◆ STATED TASK: Print the records again, character for character.

◆ EXCERPTED DATA:
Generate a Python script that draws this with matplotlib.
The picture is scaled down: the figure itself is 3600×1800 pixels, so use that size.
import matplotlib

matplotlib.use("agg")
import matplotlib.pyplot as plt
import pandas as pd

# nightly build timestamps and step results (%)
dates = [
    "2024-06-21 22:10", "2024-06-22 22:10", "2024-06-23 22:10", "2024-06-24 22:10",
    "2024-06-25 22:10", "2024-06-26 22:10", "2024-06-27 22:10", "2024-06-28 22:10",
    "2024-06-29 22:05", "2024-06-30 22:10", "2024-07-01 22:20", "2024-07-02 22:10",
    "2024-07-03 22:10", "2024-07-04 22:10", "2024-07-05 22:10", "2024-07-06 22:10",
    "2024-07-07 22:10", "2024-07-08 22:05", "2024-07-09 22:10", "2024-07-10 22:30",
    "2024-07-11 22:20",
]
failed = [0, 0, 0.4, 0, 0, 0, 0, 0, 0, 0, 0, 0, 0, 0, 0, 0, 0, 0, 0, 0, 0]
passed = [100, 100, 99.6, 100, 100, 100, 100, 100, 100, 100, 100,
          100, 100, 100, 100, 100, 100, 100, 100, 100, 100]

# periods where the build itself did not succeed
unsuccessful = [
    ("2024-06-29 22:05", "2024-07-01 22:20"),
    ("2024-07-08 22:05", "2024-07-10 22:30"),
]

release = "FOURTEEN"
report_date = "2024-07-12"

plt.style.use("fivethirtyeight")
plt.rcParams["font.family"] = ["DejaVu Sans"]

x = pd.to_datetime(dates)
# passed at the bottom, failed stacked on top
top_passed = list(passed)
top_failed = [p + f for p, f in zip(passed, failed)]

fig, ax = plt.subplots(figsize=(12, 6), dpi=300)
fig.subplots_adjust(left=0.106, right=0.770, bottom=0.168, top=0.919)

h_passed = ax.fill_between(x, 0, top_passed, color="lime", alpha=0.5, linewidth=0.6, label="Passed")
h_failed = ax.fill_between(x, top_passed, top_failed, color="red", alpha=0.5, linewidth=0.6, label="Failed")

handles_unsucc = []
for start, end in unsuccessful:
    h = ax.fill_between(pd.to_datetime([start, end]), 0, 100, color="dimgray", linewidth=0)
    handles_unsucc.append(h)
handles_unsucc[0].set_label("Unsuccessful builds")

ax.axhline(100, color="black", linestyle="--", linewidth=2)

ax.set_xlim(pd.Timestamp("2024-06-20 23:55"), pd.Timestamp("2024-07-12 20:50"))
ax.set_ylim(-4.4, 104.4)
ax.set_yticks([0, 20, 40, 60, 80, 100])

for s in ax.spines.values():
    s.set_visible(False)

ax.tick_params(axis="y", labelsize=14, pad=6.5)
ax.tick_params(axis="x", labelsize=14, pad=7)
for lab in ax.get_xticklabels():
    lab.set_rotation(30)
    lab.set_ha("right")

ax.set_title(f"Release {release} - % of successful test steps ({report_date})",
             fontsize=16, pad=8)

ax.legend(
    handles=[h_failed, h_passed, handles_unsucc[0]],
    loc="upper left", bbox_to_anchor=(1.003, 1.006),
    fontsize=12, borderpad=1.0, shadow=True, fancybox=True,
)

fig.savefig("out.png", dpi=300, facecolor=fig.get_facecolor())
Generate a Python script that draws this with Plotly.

◆ ANSWER TO THE TASK:
Generate a Python script that draws this with matplotlib.
The picture is scaled down: the figure itself is 3600×1800 pixels, so use that size.
import matplotlib

matplotlib.use("agg")
import matplotlib.pyplot as plt
import pandas as pd

# nightly build timestamps and step results (%)
dates = [
    "2024-06-21 22:10", "2024-06-22 22:10", "2024-06-23 22:10", "2024-06-24 22:10",
    "2024-06-25 22:10", "2024-06-26 22:10", "2024-06-27 22:10", "2024-06-28 22:10",
    "2024-06-29 22:05", "2024-06-30 22:10", "2024-07-01 22:20", "2024-07-02 22:10",
    "2024-07-03 22:10", "2024-07-04 22:10", "2024-07-05 22:10", "2024-07-06 22:10",
    "2024-07-07 22:10", "2024-07-08 22:05", "2024-07-09 22:10", "2024-07-10 22:30",
    "2024-07-11 22:20",
]
failed = [0, 0, 0.4, 0, 0, 0, 0, 0, 0, 0, 0, 0, 0, 0, 0, 0, 0, 0, 0, 0, 0]
passed = [100, 100, 99.6, 100, 100, 100, 100, 100, 100, 100, 100,
          100, 100, 100, 100, 100, 100, 100, 100, 100, 100]

# periods where the build itself did not succeed
unsuccessful = [
    ("2024-06-29 22:05", "2024-07-01 22:20"),
    ("2024-07-08 22:05", "2024-07-10 22:30"),
]

release = "FOURTEEN"
report_date = "2024-07-12"

plt.style.use("fivethirtyeight")
plt.rcParams["font.family"] = ["DejaVu Sans"]

x = pd.to_datetime(dates)
# passed at the bottom, failed stacked on top
top_passed = list(passed)
top_failed = [p + f for p, f in zip(passed, failed)]

fig, ax = plt.subplots(figsize=(12, 6), dpi=300)
fig.subplots_adjust(left=0.106, right=0.770, bottom=0.168, top=0.919)

h_passed = ax.fill_between(x, 0, top_passed, color="lime", alpha=0.5, linewidth=0.6, label="Passed")
h_failed = ax.fill_between(x, top_passed, top_failed, color="red", alpha=0.5, linewidth=0.6, label="Failed")

handles_unsucc = []
for start, end in unsuccessful:
    h = ax.fill_between(pd.to_datetime([start, end]), 0, 100, color="dimgray", linewidth=0)
    handles_unsucc.append(h)
handles_unsucc[0].set_label("Unsuccessful builds")

ax.axhline(100, color="black", linestyle="--", linewidth=2)

ax.set_xlim(pd.Timestamp("2024-06-20 23:55"), pd.Timestamp("2024-07-12 20:50"))
ax.set_ylim(-4.4, 104.4)
ax.set_yticks([0, 20, 40, 60, 80, 100])

for s in ax.spines.values():
    s.set_visible(False)

ax.tick_params(axis="y", labelsize=14, pad=6.5)
ax.tick_params(axis="x", labelsize=14, pad=7)
for lab in ax.get_xticklabels():
    lab.set_rotation(30)
    lab.set_ha("right")

ax.set_title(f"Release {release} - % of successful test steps ({report_date})",
             fontsize=16, pad=8)

ax.legend(
    handles=[h_failed, h_passed, handles_unsucc[0]],
    loc="upper left", bbox_to_anchor=(1.003, 1.006),
    fontsize=12, borderpad=1.0, shadow=True, fancybox=True,
)

fig.savefig("out.png", dpi=300, facecolor=fig.get_facecolor())
Generate a Python script that draws this with Plotly.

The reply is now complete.